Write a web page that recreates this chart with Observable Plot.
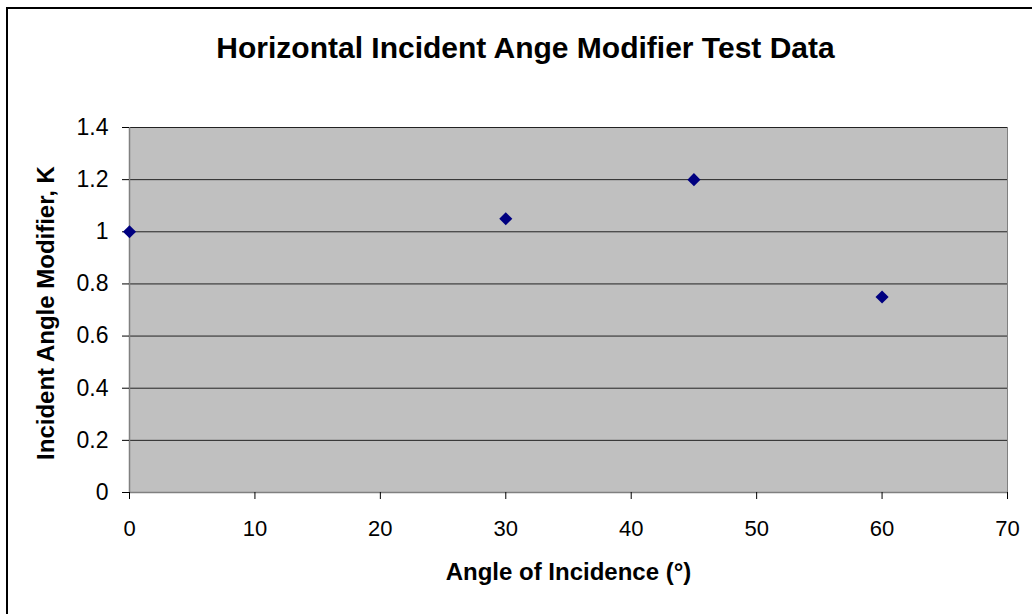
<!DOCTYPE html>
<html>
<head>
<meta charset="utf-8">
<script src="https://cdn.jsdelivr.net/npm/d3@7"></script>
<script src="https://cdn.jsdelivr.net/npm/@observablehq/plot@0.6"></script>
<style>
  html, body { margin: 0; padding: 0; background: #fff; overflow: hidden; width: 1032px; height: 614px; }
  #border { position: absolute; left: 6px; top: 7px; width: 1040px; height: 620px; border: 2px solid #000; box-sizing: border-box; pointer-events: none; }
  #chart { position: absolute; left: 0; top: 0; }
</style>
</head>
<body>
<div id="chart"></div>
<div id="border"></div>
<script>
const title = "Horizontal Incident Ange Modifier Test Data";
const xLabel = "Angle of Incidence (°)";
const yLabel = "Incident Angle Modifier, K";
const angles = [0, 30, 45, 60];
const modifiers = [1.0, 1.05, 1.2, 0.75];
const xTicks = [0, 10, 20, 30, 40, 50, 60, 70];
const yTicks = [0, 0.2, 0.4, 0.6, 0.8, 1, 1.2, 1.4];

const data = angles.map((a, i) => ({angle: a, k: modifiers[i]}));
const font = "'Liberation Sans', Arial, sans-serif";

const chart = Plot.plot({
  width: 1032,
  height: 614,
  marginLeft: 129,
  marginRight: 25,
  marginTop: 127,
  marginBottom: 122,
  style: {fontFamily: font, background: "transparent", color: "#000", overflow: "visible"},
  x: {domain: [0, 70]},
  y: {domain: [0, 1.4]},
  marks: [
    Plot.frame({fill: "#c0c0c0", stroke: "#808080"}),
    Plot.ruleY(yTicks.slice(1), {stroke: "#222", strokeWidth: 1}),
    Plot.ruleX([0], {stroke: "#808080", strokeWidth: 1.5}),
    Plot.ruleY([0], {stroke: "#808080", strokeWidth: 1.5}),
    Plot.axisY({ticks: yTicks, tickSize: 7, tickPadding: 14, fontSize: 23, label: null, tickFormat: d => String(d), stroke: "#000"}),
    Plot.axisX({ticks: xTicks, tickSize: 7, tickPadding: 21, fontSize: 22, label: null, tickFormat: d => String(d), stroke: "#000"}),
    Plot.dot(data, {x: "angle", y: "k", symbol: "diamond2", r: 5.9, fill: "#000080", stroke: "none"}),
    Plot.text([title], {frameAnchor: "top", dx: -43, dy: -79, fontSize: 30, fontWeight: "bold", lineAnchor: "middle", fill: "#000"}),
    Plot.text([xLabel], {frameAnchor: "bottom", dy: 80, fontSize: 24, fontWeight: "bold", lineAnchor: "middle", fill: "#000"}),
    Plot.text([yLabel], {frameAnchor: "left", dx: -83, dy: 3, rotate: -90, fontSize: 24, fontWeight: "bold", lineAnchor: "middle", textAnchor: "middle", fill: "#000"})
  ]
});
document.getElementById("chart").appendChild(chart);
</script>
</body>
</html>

Work to complete — Transcribe the full listing character for character. Pictures are excluded.

The result —
Write a web page that recreates this chart with Observable Plot.
<!DOCTYPE html>
<html>
<head>
<meta charset="utf-8">
<script src="https://cdn.jsdelivr.net/npm/d3@7"></script>
<script src="https://cdn.jsdelivr.net/npm/@observablehq/plot@0.6"></script>
<style>
  html, body { margin: 0; padding: 0; background: #fff; overflow: hidden; width: 1032px; height: 614px; }
  #border { position: absolute; left: 6px; top: 7px; width: 1040px; height: 620px; border: 2px solid #000; box-sizing: border-box; pointer-events: none; }
  #chart { position: absolute; left: 0; top: 0; }
</style>
</head>
<body>
<div id="chart"></div>
<div id="border"></div>
<script>
const title = "Horizontal Incident Ange Modifier Test Data";
const xLabel = "Angle of Incidence (°)";
const yLabel = "Incident Angle Modifier, K";
const angles = [0, 30, 45, 60];
const modifiers = [1.0, 1.05, 1.2, 0.75];
const xTicks = [0, 10, 20, 30, 40, 50, 60, 70];
const yTicks = [0, 0.2, 0.4, 0.6, 0.8, 1, 1.2, 1.4];

const data = angles.map((a, i) => ({angle: a, k: modifiers[i]}));
const font = "'Liberation Sans', Arial, sans-serif";

const chart = Plot.plot({
  width: 1032,
  height: 614,
  marginLeft: 129,
  marginRight: 25,
  marginTop: 127,
  marginBottom: 122,
  style: {fontFamily: font, background: "transparent", color: "#000", overflow: "visible"},
  x: {domain: [0, 70]},
  y: {domain: [0, 1.4]},
  marks: [
    Plot.frame({fill: "#c0c0c0", stroke: "#808080"}),
    Plot.ruleY(yTicks.slice(1), {stroke: "#222", strokeWidth: 1}),
    Plot.ruleX([0], {stroke: "#808080", strokeWidth: 1.5}),
    Plot.ruleY([0], {stroke: "#808080", strokeWidth: 1.5}),
    Plot.axisY({ticks: yTicks, tickSize: 7, tickPadding: 14, fontSize: 23, label: null, tickFormat: d => String(d), stroke: "#000"}),
    Plot.axisX({ticks: xTicks, tickSize: 7, tickPadding: 21, fontSize: 22, label: null, tickFormat: d => String(d), stroke: "#000"}),
    Plot.dot(data, {x: "angle", y: "k", symbol: "diamond2", r: 5.9, fill: "#000080", stroke: "none"}),
    Plot.text([title], {frameAnchor: "top", dx: -43, dy: -79, fontSize: 30, fontWeight: "bold", lineAnchor: "middle", fill: "#000"}),
    Plot.text([xLabel], {frameAnchor: "bottom", dy: 80, fontSize: 24, fontWeight: "bold", lineAnchor: "middle", fill: "#000"}),
    Plot.text([yLabel], {frameAnchor: "left", dx: -83, dy: 3, rotate: -90, fontSize: 24, fontWeight: "bold", lineAnchor: "middle", textAnchor: "middle", fill: "#000"})
  ]
});
document.getElementById("chart").appendChild(chart);
</script>
</body>
</html>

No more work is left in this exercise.